I have downloaded a couple hundred genome reads from the SRA and want to compute the genetic distances between each pair of reads. So far, the only way that I've been able to do so is to convert the SRA files to FASTQ format and use Dashing2 to compute the genetic distance matrix. Is this an appropriate method to obtain genetic distances between each pair of reads, or is there a better approach that you recommend?
Not sure why you're messing around with read (
fastq
) files. Just useMash
on the genomeFASTA
files: https://github.com/marbl/Mash .Likely because OP has short read files that are from genomes i.e. not actual genomes.
mikazon are you looking to compute this for reads or for full genomes represented by those reads?
Thank you for clarifying that. I misunderstood "sequenced genomes" in their statement to imply assembled genomes.
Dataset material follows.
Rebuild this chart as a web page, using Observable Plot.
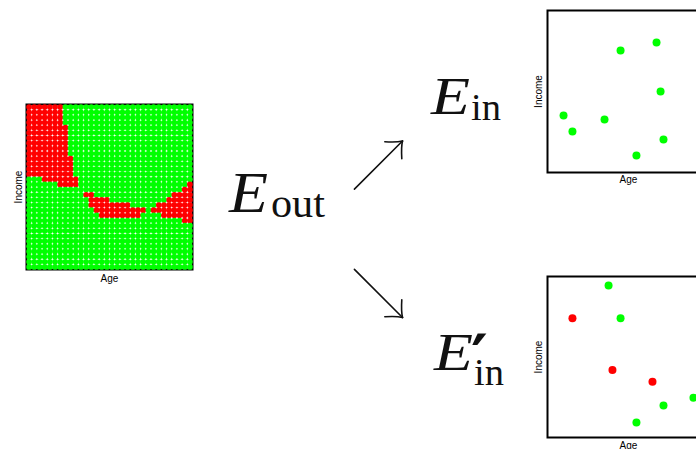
<!DOCTYPE html>
<html>
<head>
<meta charset="utf-8">
<script src="https://cdn.jsdelivr.net/npm/d3@7"></script>
<script src="https://cdn.jsdelivr.net/npm/@observablehq/plot@0.6"></script>
<style>
  html, body { margin: 0; padding: 0; background: #fff; }
  #stage { position: relative; width: 696px; height: 449px; overflow: hidden; background: #fff; }
  #stage svg.panel { position: absolute; background: transparent !important; max-width: none !important; }
  #overlay { position: absolute; left: 0; top: 0; pointer-events: none; }
</style>
</head>
<body>
<div id="stage"></div>
<script>
// ---- data ----
// Decision grid (32 age columns x 32 income rows, row 0 = top): red runs per row [fromCol, toCol]
const gridColumns = 32;
const gridRowCount = 32;
const redRuns = [
  [[0,6]], [[0,6]], [[0,6]], [[0,6]],
  [[0,7]], [[0,7]], [[0,7]], [[0,7]], [[0,7]], [[0,7]],
  [[0,8]], [[0,8]], [[0,8]], [[0,8]],
  [[3,9]],
  [[6,9],[31,31]],
  [[30,31]],
  [[11,12],[28,31]],
  [[12,15],[27,31]],
  [[12,19],[25,31]],
  [[13,22],[24,31]],
  [[14,21],[26,31]],
  [[30,31]],
  [], [], [], [], [], [], [], [], []
];

// Sample 1 (E_in)
const sample1Age    = [0.451, 0.673, 0.698, 0.099, 0.352, 0.154, 0.716, 0.549];
const sample1Income = [0.753, 0.802, 0.500, 0.352, 0.327, 0.253, 0.204, 0.105];
const sample1Class  = ["pos","pos","pos","pos","pos","pos","pos","pos"];

// Sample 2 (E'_in)
const sample2Age    = [0.377, 0.154, 0.451, 0.401, 0.648, 0.901, 0.716, 0.549];
const sample2Income = [0.944, 0.741, 0.741, 0.420, 0.346, 0.247, 0.198, 0.093];
const sample2Class  = ["pos","neg","pos","neg","neg","pos","pos","pos"];

const classNames  = ["pos", "neg"];
const classColors = ["#00ff00", "#ff0000"];
const axisLabels  = {x: "Age", y: "Income"};

// ---- build tables ----
const gridCells = [];
for (let r = 0; r < gridRowCount; r++) {
  for (let c = 0; c < gridColumns; c++) {
    const isRed = redRuns[r].some(([a, b]) => c >= a && c <= b);
    gridCells.push({col: c, row: r, cls: isRed ? "neg" : "pos"});
  }
}
const sample1 = sample1Age.map((a, i) => ({age: a, income: sample1Income[i], cls: sample1Class[i]}));
const sample2 = sample2Age.map((a, i) => ({age: a, income: sample2Income[i], cls: sample2Class[i]}));

const stage = document.getElementById("stage");
const labelFont = "'Liberation Sans', Arial, Helvetica, sans-serif";

function labels(dyBottom, dxLeft) {
  return [
    Plot.text([axisLabels.x], {frameAnchor: "bottom", textAnchor: "middle", lineAnchor: "middle", dy: dyBottom, fontSize: 10, fill: "#000"}),
    Plot.text([axisLabels.y], {frameAnchor: "left", textAnchor: "middle", lineAnchor: "middle", rotate: -90, dx: dxLeft, fontSize: 10, fill: "#000"})
  ];
}

function place(svg, left, top) {
  svg.classList.add("panel");
  svg.style.left = left + "px";
  svg.style.top = top + "px";
  stage.appendChild(svg);
}

const colorScale = {type: "ordinal", domain: classNames, range: classColors};

// Panel 1: E_out grid
const p1 = Plot.plot({
  width: 200, height: 195,
  marginLeft: 26, marginRight: 8, marginTop: 9, marginBottom: 21,
  style: {fontFamily: labelFont, background: "transparent"},
  x: {domain: [-0.5, gridColumns - 0.5], axis: null},
  y: {domain: [gridRowCount - 0.5, -0.5], axis: null},
  color: colorScale,
  marks: [
    Plot.frame({stroke: "#000", strokeWidth: 2}),
    Plot.dot(gridCells, {x: "col", y: "row", r: 2.85, fill: "cls", stroke: null}),
    ...labels(9, -8)
  ]
});
place(p1, 0, 95);

// Panel 2: E_in sample
const p2 = Plot.plot({
  width: 194, height: 190,
  marginLeft: 27, marginRight: 5, marginTop: 10, marginBottom: 18,
  style: {fontFamily: labelFont, background: "transparent"},
  x: {domain: [0, 1], axis: null},
  y: {domain: [0, 1], axis: null},
  color: colorScale,
  marks: [
    Plot.frame({stroke: "#000", strokeWidth: 2}),
    Plot.dot(sample1, {x: "age", y: "income", r: 4, fill: "cls", stroke: null}),
    ...labels(7, -9)
  ]
});
place(p2, 520, 0);

// Panel 3: E'_in sample
const p3 = Plot.plot({
  width: 194, height: 191,
  marginLeft: 27, marginRight: 5, marginTop: 10, marginBottom: 20,
  style: {fontFamily: labelFont, background: "transparent"},
  x: {domain: [0, 1], axis: null},
  y: {domain: [0, 1], axis: null},
  color: colorScale,
  marks: [
    Plot.frame({stroke: "#000", strokeWidth: 2}),
    Plot.dot(sample2, {x: "age", y: "income", r: 4, fill: "cls", stroke: null}),
    ...labels(8, -9)
  ]
});
place(p3, 520, 266);

// ---- math labels and arrows (decoration) ----
const ns = "http://www.w3.org/2000/svg";
const overlay = document.createElementNS(ns, "svg");
overlay.setAttribute("id", "overlay");
overlay.setAttribute("width", 696);
overlay.setAttribute("height", 449);
overlay.innerHTML = `
  <g style="font-family: 'Liberation Serif', 'Times New Roman', serif" fill="#111">
    <text x="229" y="211.7" font-size="57" font-style="italic" textLength="39" lengthAdjust="spacingAndGlyphs">E</text>
    <text x="271" y="216.7" font-size="41" textLength="54" lengthAdjust="spacingAndGlyphs">out</text>
    <text x="431" y="114.3" font-size="52" font-style="italic" textLength="39" lengthAdjust="spacingAndGlyphs">E</text>
    <text x="471" y="120" font-size="37" textLength="30" lengthAdjust="spacingAndGlyphs">in</text>
    <text x="434" y="370" font-size="52" font-style="italic" textLength="39" lengthAdjust="spacingAndGlyphs">E</text>
    <text x="474" y="385" font-size="37" textLength="30" lengthAdjust="spacingAndGlyphs">in</text>
  </g>
  <text x="471" y="380" font-size="64" font-weight="bold" style="font-family: 'DejaVu Sans', sans-serif" fill="#111">′</text>
  <g fill="none" stroke="#111" stroke-width="1.6" stroke-linecap="round">
    <g transform="translate(402.5,141) rotate(-45)">
      <path d="M-68,0 L0,0"/>
      <path d="M-13,-12 Q-5,-3 0,0"/>
      <path d="M-13,12 Q-5,3 0,0"/>
    </g>
    <g transform="translate(402.5,317.5) rotate(45)">
      <path d="M-68,0 L0,0"/>
      <path d="M-13,-12 Q-5,-3 0,0"/>
      <path d="M-13,12 Q-5,3 0,0"/>
    </g>
  </g>`;
stage.appendChild(overlay);
</script>
</body>
</html>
mikazon will still need to clarify.
There are two separate statements in original post that are non-consistent
Does not make sense to do this for every short read.
Thank you for your replies. Sorry if my original post did not make sense. Hopefully, I can clarify here. I am downloading reads such as this one; I am downloading these in
fastq
format, and I'm hoping to compute genetic dissimilarity between reads. So, with n reads, I should have n(n-1)/2 dissimilarity measures. I'm hoping that these dissimilarity measures are analogous to genetic dissimilarities between individuals from which these reads were obtained.I changed my language for clarity. Thanks for pointing out the confusion!
To my knowledge, I can only download the reads in SRA format or FASTQ format from the SRA. However, if you know how I can download
fasta
files, I would greatly appreciate that.For this purpose it doesn't matter much whether you get fasta or fastq from SRA. When he said "Use FASTAs" he meant to use assemblies instead of reads.